Artrya submits SCP for FDA approval
Artrya announced today that it had submitted its application for approval by the FDA for its second product, Salix Coronary Plaque (SCP). The FDA aims to complete the approval process within 30 days, with the clock stopped if they request additional data. AYA is leveraging the recent (Mar-25) approval of Salix Coronary Anatomy (SCA) to streamline the process, so we expect SCP to be approved by August or September.
AYA reports that it remains on track to submit Salix Coronary Flow (SCF) for approval in 2Q26, with approval expected in early 2026. SCF attracts a US$1,017 US Medicare rebate, which should net AYA US$800 per scan.
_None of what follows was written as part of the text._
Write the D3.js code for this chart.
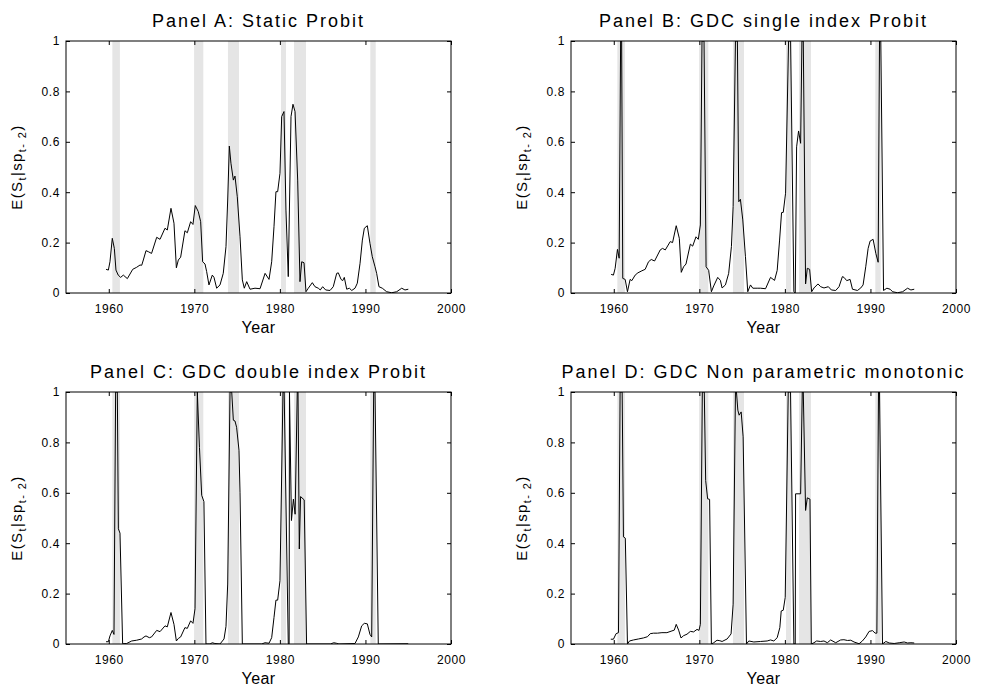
<!DOCTYPE html>
<html>
  <head>
    <meta charset="utf-8">
    <title>Recession probabilities</title>
    <style media="screen">
      body { margin: 0; background: #fff; }
      svg text { font-family: "Liberation Sans", Arial, sans-serif; fill: #000; }
      .tick text { font-size: 12px; letter-spacing: 0.6px; }
      .tick line { stroke: #000; }
      path.domain { display: none; }
      text.title { font-size: 18px; letter-spacing: 2px; }
      text.xlabel { font-size: 16px; letter-spacing: 0.4px; }
      text.ylabel { font-size: 15px; letter-spacing: 1.4px; }
    </style>
  </head>
  <body>
    <svg id="chart" width="988" height="691"></svg>

    <script src="https://cdnjs.cloudflare.com/ajax/libs/d3/7.8.5/d3.min.js"></script>
    <script type="text/javascript">
      // NBER recession shading (start, end), in years
      var recStart = [1960.42, 1969.97, 1973.93, 1980.13, 1981.65, 1990.57];
      var recEnd   = [1961.30, 1971.05, 1975.22, 1980.71, 1983.05, 1991.20];

      var xTicks = [1960, 1970, 1980, 1990, 2000];
      var yTicks = [0, 0.2, 0.4, 0.6, 0.8, 1];

      var titles = [
        "Panel A: Static Probit",
        "Panel B: GDC single index Probit",
        "Panel C: GDC double index Probit",
        "Panel D: GDC Non parametric monotonic"
      ];

      // Panel A
      var dateA = [1959.68,1959.95,1960.14,1960.41,1960.65,1960.84,1961.10,1961.39,1961.70,1962.17,1962.80,1963.26,1963.65,1963.85,1964.04,1964.35,1964.62,1965.00,1965.60,1965.99,1966.57,1966.84,1967.27,1967.62,1967.90,1968.13,1968.40,1968.90,1969.18,1969.57,1969.84,1970.11,1970.46,1970.74,1970.97,1971.25,1971.44,1971.71,1972.10,1972.30,1972.61,1973.00,1973.38,1973.70,1973.90,1974.09,1974.28,1974.56,1974.75,1975.02,1975.34,1975.61,1975.84,1976.12,1976.51,1977.09,1977.68,1978.27,1978.73,1979.04,1979.31,1979.54,1979.74,1980.01,1980.21,1980.48,1980.71,1980.98,1981.30,1981.53,1981.77,1982.08,1982.35,1982.55,1982.82,1983.05,1983.32,1983.79,1984.10,1984.49,1984.72,1985.00,1985.35,1985.86,1986.24,1986.64,1986.83,1987.15,1987.34,1987.53,1987.81,1988.12,1988.40,1988.78,1989.05,1989.37,1989.64,1989.87,1990.22,1990.53,1990.80,1991.12,1991.31,1991.58,1991.97,1992.48,1993.07,1993.65,1994.24,1994.62,1995.01];
      var probA = [0.094,0.091,0.124,0.217,0.177,0.091,0.071,0.062,0.071,0.057,0.094,0.102,0.111,0.110,0.131,0.168,0.164,0.157,0.221,0.213,0.257,0.250,0.336,0.277,0.100,0.131,0.142,0.247,0.239,0.283,0.272,0.347,0.323,0.283,0.124,0.115,0.085,0.032,0.071,0.062,0.019,0.032,0.078,0.184,0.369,0.583,0.515,0.448,0.464,0.382,0.223,0.052,0.019,0.045,0.015,0.019,0.017,0.078,0.054,0.124,0.263,0.402,0.402,0.475,0.700,0.720,0.329,0.065,0.700,0.749,0.720,0.448,0.045,0.124,0.120,0.005,0.019,0.041,0.025,0.019,0.012,0.025,0.012,0.010,0.025,0.078,0.080,0.054,0.049,0.062,0.015,0.019,0.010,0.019,0.039,0.118,0.210,0.257,0.267,0.197,0.144,0.104,0.078,0.025,0.019,0.005,0.001,0.005,0.019,0.012,0.015];

      // Panel B
      var dateB = [1959.69,1959.96,1960.16,1960.43,1960.63,1960.80,1960.92,1961.05,1961.33,1961.60,1961.91,1962.11,1962.50,1962.82,1963.28,1963.67,1964.06,1964.38,1964.77,1965.43,1965.70,1966.02,1966.60,1966.87,1967.30,1967.66,1967.89,1968.16,1968.44,1968.95,1969.22,1969.61,1969.88,1970.12,1970.31,1970.55,1970.79,1971.09,1971.41,1971.68,1972.15,1972.46,1972.66,1973.05,1973.43,1973.75,1973.95,1974.22,1974.45,1974.61,1974.80,1975.08,1975.39,1975.66,1975.98,1976.25,1976.76,1977.15,1977.74,1978.32,1978.79,1979.10,1979.38,1979.61,1979.81,1980.08,1980.43,1980.67,1981.05,1981.21,1981.37,1981.60,1981.84,1981.99,1982.15,1982.42,1982.62,1982.89,1983.13,1983.40,1983.87,1984.18,1984.57,1985.08,1985.43,1985.94,1986.33,1986.72,1986.91,1987.23,1987.62,1987.90,1988.48,1988.87,1989.14,1989.45,1989.73,1989.96,1990.31,1990.63,1990.90,1991.06,1991.21,1991.53,1991.92,1992.30,1992.59,1993.17,1993.76,1994.34,1994.73,1995.12];
      var probB = [0.074,0.071,0.098,0.173,0.138,1.0,1.0,0.058,0.054,0.005,0.054,0.049,0.071,0.080,0.088,0.094,0.124,0.133,0.127,0.171,0.177,0.171,0.204,0.200,0.267,0.217,0.082,0.104,0.115,0.194,0.186,0.223,0.213,0.270,1.0,1.0,0.104,0.090,0.005,0.028,0.062,0.050,0.020,0.032,0.078,0.184,0.343,1.0,1.0,0.362,0.372,0.290,0.144,0.005,0.032,0.019,0.019,0.019,0.017,0.062,0.050,0.090,0.210,0.319,0.320,0.396,1.0,1.0,0.005,0.0,0.580,0.643,0.594,1.0,1.0,0.036,0.098,0.094,0.005,0.020,0.036,0.025,0.020,0.025,0.012,0.010,0.025,0.065,0.062,0.049,0.054,0.015,0.010,0.020,0.032,0.104,0.177,0.206,0.213,0.157,0.122,1.0,1.0,0.010,0.019,0.015,0.005,0.001,0.005,0.019,0.012,0.015];

      // Panel C
      var dateC = [1959.68,1959.95,1960.14,1960.41,1960.61,1960.80,1961.00,1961.12,1961.31,1961.62,1962.09,1962.68,1963.26,1963.84,1964.12,1964.35,1964.74,1965.00,1965.60,1965.99,1966.57,1966.84,1967.27,1967.62,1967.90,1968.13,1968.40,1968.90,1969.18,1969.57,1969.84,1970.08,1970.35,1970.60,1970.86,1971.12,1971.36,1971.83,1972.10,1972.40,1973.00,1973.47,1973.70,1973.90,1974.17,1974.37,1974.56,1974.75,1974.94,1975.22,1975.34,1975.61,1977.09,1977.87,1978.26,1978.73,1979.04,1979.31,1979.54,1979.74,1980.01,1980.36,1980.50,1980.98,1981.08,1981.12,1981.35,1981.58,1981.78,1982.03,1982.12,1982.27,1982.42,1982.84,1983.12,1985.90,1986.30,1986.60,1986.90,1988.78,1989.17,1989.56,1989.87,1990.22,1990.53,1990.73,1990.96,1991.12,1991.50,1995.00];
      var probC = [0.009,0.009,0.032,0.054,0.038,1.0,1.0,0.457,0.440,0.001,0.002,0.012,0.015,0.020,0.028,0.032,0.025,0.028,0.054,0.049,0.072,0.068,0.125,0.078,0.012,0.022,0.028,0.065,0.062,0.092,0.082,0.140,1.0,0.780,0.590,0.565,0.0,0.0,0.005,0.002,0.0,0.020,0.070,0.238,1.0,1.0,0.888,0.885,0.860,0.769,0.600,0.0,0.0,0.0,0.005,0.003,0.025,0.105,0.174,0.174,0.251,1.0,1.0,0.0,0.0,1.0,0.490,0.575,0.515,1.0,1.0,0.377,0.585,0.572,0.0,0.0,0.005,0.003,0.0,0.002,0.028,0.072,0.082,0.080,0.038,0.028,1.0,1.0,0.0,0.001];

      // Panel D
      var dateD = [1959.65,1959.96,1960.27,1960.55,1960.74,1960.98,1961.13,1961.35,1961.60,1961.84,1962.30,1962.89,1963.47,1963.94,1964.26,1964.65,1965.10,1965.63,1966.21,1966.80,1967.07,1967.30,1967.58,1967.86,1968.16,1968.56,1968.95,1969.33,1969.73,1969.96,1970.12,1970.35,1970.58,1970.74,1970.97,1971.20,1971.41,1971.68,1972.07,1972.40,1972.66,1973.25,1973.71,1973.95,1974.22,1974.34,1974.50,1974.65,1974.89,1975.12,1975.51,1975.78,1976.37,1977.15,1977.93,1978.32,1978.71,1979.10,1979.41,1979.57,1979.81,1980.04,1980.39,1980.66,1981.05,1981.21,1981.25,1981.84,1982.03,1982.15,1982.42,1982.62,1982.93,1983.09,1983.40,1983.71,1984.18,1984.57,1984.96,1985.35,1985.94,1986.52,1986.90,1987.31,1987.70,1988.08,1988.67,1989.06,1989.45,1989.84,1990.24,1990.55,1990.75,1990.94,1991.06,1991.41,1991.80,1992.19,1992.77,1993.36,1993.94,1994.34,1994.73,1995.12];
      var probD = [0.019,0.019,0.041,0.045,1.0,1.0,0.425,0.420,0.0,0.012,0.016,0.020,0.024,0.029,0.041,0.043,0.043,0.045,0.045,0.052,0.055,0.078,0.055,0.024,0.033,0.039,0.050,0.048,0.058,0.054,0.078,1.0,1.0,0.649,0.576,0.574,0.0,0.005,0.015,0.013,0.010,0.020,0.040,0.158,1.0,1.0,0.928,0.908,0.921,0.822,0.0,0.012,0.008,0.010,0.012,0.016,0.012,0.025,0.065,0.131,0.134,0.185,1.0,1.0,0.0,0.0,0.596,0.596,1.0,1.0,0.530,0.580,0.575,0.0,0.005,0.012,0.010,0.012,0.005,0.016,0.005,0.016,0.017,0.014,0.015,0.008,0.001,0.012,0.028,0.050,0.053,0.043,0.043,1.0,1.0,0.0,0.010,0.004,0.002,0.005,0.008,0.004,0.005,0.004];

      var dates = [dateA, dateB, dateC, dateD];
      var probs = [probA, probB, probC, probD];

      var svg = d3.select("#chart");
      var colLeft = [66, 571], rowTop = [41, 392];
      var w = 385, h = 252;

      titles.forEach(function(title, i) {
        var left = colLeft[i % 2], top = rowTop[Math.floor(i / 2)];
        var g = svg.append("g").attr("transform", "translate(" + left + "," + top + ")");

        var x = d3.scaleLinear().domain([1955, 2000]).range([0, w]);
        var y = d3.scaleLinear().domain([0, 1]).range([h, 0]);

        g.append("clipPath").attr("id", "clip" + i)
          .append("rect").attr("width", w).attr("height", h);

        // recession bands
        g.selectAll("rect.band")
          .data(recStart)
          .enter()
          .append("rect")
          .attr("class", "band")
          .attr("x", function(d) { return x(d); })
          .attr("width", function(d, j) { return x(recEnd[j]) - x(d); })
          .attr("y", y(1))
          .attr("height", y(0) - y(1))
          .attr("fill", "#e5e5e5");

        var pts = dates[i].map(function(d, j) { return [d, probs[i][j]]; });
        var line = d3.line()
          .x(function(d) { return x(d[0]); })
          .y(function(d) { return y(d[1]); });

        g.append("path")
          .datum(pts)
          .attr("d", line)
          .attr("clip-path", "url(#clip" + i + ")")
          .attr("fill", "none")
          .attr("stroke", "#000")
          .attr("stroke-width", 1)
          .attr("stroke-linejoin", "round");

        // axes, ticks pointing inwards on all four sides
        g.append("g")
          .attr("transform", "translate(0," + h + ")")
          .call(d3.axisBottom(x).tickValues(xTicks).tickFormat(d3.format("d")).tickSize(-4).tickPadding(11));
        g.append("g")
          .call(d3.axisTop(x).tickValues(xTicks).tickFormat("").tickSize(-4));
        g.append("g")
          .call(d3.axisLeft(y).tickValues(yTicks).tickFormat(d3.format("~g")).tickSize(-4).tickPadding(6));
        g.append("g")
          .attr("transform", "translate(" + w + ",0)")
          .call(d3.axisRight(y).tickValues(yTicks).tickFormat("").tickSize(-4));

        g.append("rect")
          .attr("width", w).attr("height", h)
          .attr("fill", "none").attr("stroke", "#000").attr("stroke-width", 1);

        g.append("text")
          .attr("class", "title")
          .attr("x", w / 2).attr("y", -14)
          .attr("text-anchor", "middle")
          .text(title);

        g.append("text")
          .attr("class", "xlabel")
          .attr("x", w / 2).attr("y", h + 40)
          .attr("text-anchor", "middle")
          .text("Year");

        var yl = g.append("text")
          .attr("class", "ylabel")
          .attr("text-anchor", "middle")
          .attr("transform", "translate(-44," + (h / 2) + ") rotate(-90)");
        yl.append("tspan").text("E(S");
        yl.append("tspan").attr("dy", 4).style("font-size", "11px").text("t");
        yl.append("tspan").attr("dy", -4).text("|sp");
        yl.append("tspan").attr("dy", 4).style("font-size", "11px").text("t- 2");
        yl.append("tspan").attr("dy", -4).text(")");
      });
    </script>
  </body>
</html>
SCP will generate ~70% of group revenue
SCP approval is a significant step for AYA. It is AYA’s main revenue-generating product, responsible for ~70% of future revenue. Importantly, it also qualifies customers for a US$950 US medicare rebate for AI-assisted coronary plaque assessment, earning hospitals ~US$200 (net of AYA fees) every time it’s used.
SAPPHIRE partners could add $4.5 billion of value to AYA
During its 3Q25 results call in May, AYA announced that it was in “deep discussions” with six to eight hospital groups in the US to participate in the new SAPPHIRE study (see below). Combined, these groups perform approximately 400,000 scans per year (~9% of the current US market), which equates to around US$342 million in revenue. This figure dwarfs even Venn Brown’s FY35 revenue forecast of US$213 million.
Applying a conservative EBIT margin and multiple (35% and 25x) to this revenue forecast implies an equity value of $4.5 billion, 53x the company’s current market cap ($81m). This is the equivalent to $40 per share, or $31 per diluted share (assuming 30% dilution from future capital raises), compared to the current share price of around $0.75.
It is still several years before AYA can realise this value, but the exercise demonstrates the rapid earning potential and value uplift we could see from the company. Also keep in mind, these 6-8 partners represent just 9% of the existing market, which is expected to grow at 15% per year.
Catalysts
We see several catalysts that will progressively see AYA’s share price more accurately reflect the company’s fair value, including FDA approval and launch of SCP, reporting its first US revenues, the signing of SAPPHIRE study partners, and FDA approval and launch of Salix Coronary Flow.